Doorstop interview – Opening of Whitehaven Maules Creek Coal Mine

Subject
Whitehaven Maules Creek Coal Mine Opening
E&OE

IAN MACFARLANE: It’s great to be here at Maules Creek today, another significant milestone in the economic development of regional Australia. Coal has played a very significant role in the development of regional areas, such as this area here on the Liverpool Plains, but also right across the Hunter Valley, up into Queensland, the Central Highlands - that farming country up there was opened up as a result of the coal industry building the railway lines and the dams. So the co-existence that exists between farming and mining continues here today, and the economic boost it’ll give to this region and the jobs of this region are going to significantly enhance the standard of living, not only of people who live here, but right across Australia.

JOURNALIST: With the approval process, that was the point that was made, that’s the longest part of this, how can we see that changing in the future? Is there moves there?

IAN MACFARLANE: Well the Commonwealth Government is looking currently at how we can ensure that there isn’t interference in the process, malicious interference to try and slow the process down and ultimately stop investors going ahead with investments. We are looking at an amendment to the EPBC Act. That amendment will not prevent people who adjoin the mine or have land adjoining the mine from raising concerns or appealing against any permit. But it will prevent what we’ve seen in Queensland and also in New South Wales where people who don’t live anywhere near the region tie up applications in courts, not only for months but actually for years. Australia needs jobs and we need sustainable economic development that is in sync with the environment.
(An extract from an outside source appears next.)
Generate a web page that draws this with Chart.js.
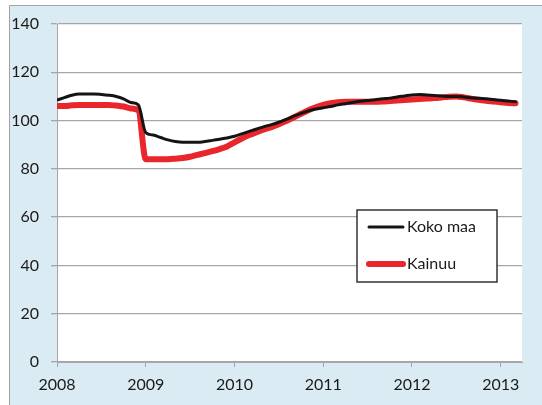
<!DOCTYPE html>
<html>
<head>
<meta charset="utf-8">
<script src="https://cdn.jsdelivr.net/npm/chart.js@4/dist/chart.umd.min.js"></script>
<style>
  html, body { margin: 0; padding: 0; background: #fff; }
  canvas { display: block; }
</style>
</head>
<body>
<canvas id="chart" width="542" height="405"></canvas>
<script>
// Monthly index, Jan 2008 – Mar 2013
const startYear = 2008;
const seriesNames = ["Koko maa", "Kainuu"];

const kokoMaa = [
  108.5, 109.5, 110.5, 111, 111, 111, 110.8, 110.5, 110, 109, 107.5, 106.5,
  95, 94, 93, 92, 91.3, 91, 91, 91, 91.3, 91.8, 92.3, 92.8,
  93.5, 94.5, 95.5, 96.5, 97.5, 98.3, 99.3, 100.5, 101.8, 103, 104, 104.8,
  105.3, 105.8, 106.5, 107, 107.5, 108, 108.3, 108.6, 109, 109.3, 109.8, 110.2,
  110.6, 110.8, 110.6, 110.4, 110.2, 110, 110, 109.8, 109.5, 109.2, 109, 108.7,
  108.4, 108.1, 107.8
];

const kainuu = [
  106, 106, 106.3, 106.5, 106.5, 106.5, 106.5, 106.5, 106.2, 105.8, 105, 104.2,
  84, 84, 84, 84, 84.2, 84.5, 85, 85.8, 86.5, 87.3, 88.2, 89.3,
  91, 92.6, 94, 95.2, 96.3, 97.3, 98.5, 99.8, 101.3, 102.8, 104.3, 105.5,
  106.5, 107.2, 107.6, 107.8, 107.8, 107.8, 107.8, 107.8, 107.9, 108.1, 108.3, 108.5,
  108.7, 108.9, 109.1, 109.3, 109.6, 109.9, 110, 109.6, 109.1, 108.6, 108.2, 107.9,
  107.6, 107.3, 107.2
];

const yTicks = [0, 20, 40, 60, 80, 100, 120, 140];
const xTicks = [2008, 2009, 2010, 2011, 2012, 2013];

const toPoints = (arr) => arr.map((v, i) => ({ x: startYear + i / 12, y: v }));

Chart.defaults.font.family = "Lato, 'Liberation Sans', sans-serif";
Chart.defaults.font.size = 16;
Chart.defaults.color = "#1a1a1a";

// pale frame behind the chart and white plot area
const frame = {
  id: "frame",
  beforeDraw(chart) {
    const { ctx, chartArea: a } = chart;
    ctx.save();
    ctx.fillStyle = "#fff";
    ctx.fillRect(0, 0, chart.width, chart.height);
    ctx.fillStyle = "#dbebf3";
    ctx.fillRect(9, 5, chart.width - 9, chart.height - 5);
    ctx.strokeStyle = "#a3a3a3";
    ctx.lineWidth = 1;
    ctx.beginPath();
    ctx.moveTo(9.5, chart.height);
    ctx.lineTo(9.5, 5.5);
    ctx.lineTo(chart.width, 5.5);
    ctx.stroke();
    ctx.fillStyle = "#fff";
    ctx.fillRect(a.left, a.top, a.right - a.left, a.bottom - a.top);
    ctx.restore();
  },
};

// boxed legend inside the plot
const boxLegend = {
  id: "boxLegend",
  afterDraw(chart) {
    const { ctx } = chart;
    const x = 357, y = 210, w = 140, h = 72;
    ctx.save();
    ctx.fillStyle = "#fff";
    ctx.fillRect(x, y, w, h);
    ctx.strokeStyle = "#333";
    ctx.lineWidth = 1.5;
    ctx.strokeRect(x, y, w, h);
    chart.data.datasets.forEach((ds, i) => {
      const ly = y + 17 + i * 37;
      ctx.strokeStyle = ds.borderColor;
      ctx.lineWidth = ds.borderWidth;
      ctx.lineCap = "round";
      ctx.beginPath();
      ctx.moveTo(369, ly);
      ctx.lineTo(403, ly);
      ctx.stroke();
      ctx.fillStyle = "#1a1a1a";
      ctx.font = "16px Lato, 'Liberation Sans', sans-serif";
      ctx.textBaseline = "middle";
      ctx.textAlign = "left";
      ctx.fillText(ds.label, 407, ly);
    });
    ctx.restore();
  },
};

new Chart(document.getElementById("chart"), {
  type: "line",
  data: {
    datasets: [
      {
        label: seriesNames[0],
        data: toPoints(kokoMaa),
        borderColor: "#141414",
        borderWidth: 3,
      },
      {
        label: seriesNames[1],
        data: toPoints(kainuu),
        borderColor: "#e8262b",
        borderWidth: 6,
      },
    ],
  },
  options: {
    responsive: false,
    animation: false,
    layout: { padding: { top: 24, right: 20, left: 0, bottom: 0 } },
    elements: {
      point: { radius: 0 },
      line: { cubicInterpolationMode: "monotone", borderCapStyle: "round", borderJoinStyle: "round" },
    },
    plugins: { legend: { display: false }, tooltip: { enabled: false } },
    scales: {
      x: {
        type: "linear",
        min: xTicks[0],
        max: 2013.24,
        afterFit: (s) => { s.height = 43; },
        afterBuildTicks: (s) => { s.ticks = xTicks.map((v) => ({ value: v })); },
        ticks: { padding: 8, maxRotation: 0, callback: (v) => String(v) },
        grid: { drawOnChartArea: false, drawTicks: true, tickLength: 5, color: "#a6a6a6" },
        border: { display: true, color: "#a6a6a6" },
      },
      y: {
        min: yTicks[0],
        max: yTicks[yTicks.length - 1],
        afterFit: (s) => { s.width = 57; },
        afterBuildTicks: (s) => { s.ticks = yTicks.map((v) => ({ value: v })); },
        ticks: { padding: 12 },
        grid: { color: "#a6a6a6", lineWidth: 1.3, tickLength: 6 },
        border: { display: true, color: "#a6a6a6" },
      },
    },
  },
  plugins: [frame, boxLegend],
});
</script>
</body>
</html>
The development of this mine is a great example of how you can develop a coal mine, how you can rehabilitate the country when you’re finished, but most importantly how you can export some of the cleanest coal in the world, that produces electricity for people who currently, in some cases, don’t even have electricity, but electricity with the lowest emissions that can come from coal-fired power.

JOURNALIST: Today the State Government brought in legislation that would see more consideration given to environmental and community impact of mining. Does that then counteract the Federal Government proposals?

IAN MACFARLANE: Well there should be the opportunity for communities to have their say in the development of their communities, and in terms of how that is done, that’s up to individual states. It’s where those processes are abused, where people who don’t have either a social or economic interest in the direct sense, to the development, are interfering with that process and playing it out over literally years and years. People should have the opportunity to have their say, but it shouldn’t take five or six years to get an answer to that query.

JOURNALIST: How confident are you the coal mine will see through its thirty year life span with the downturn in commodity prices, especially in coal.

IAN MACFARLANE: Well what we’re seeing here is one of the best examples of coal mine development, this mine was developed at a capital cost of around $62 a tonne of coal produced per annum, and a production cost still below the return that they’re getting from coal, so this is a profitable mine right from the get go, it’s an example not only of a very careful environmental development of a mine, but also of a highly efficient mining operation that’s creating jobs locally and is sustainable even at current low prices.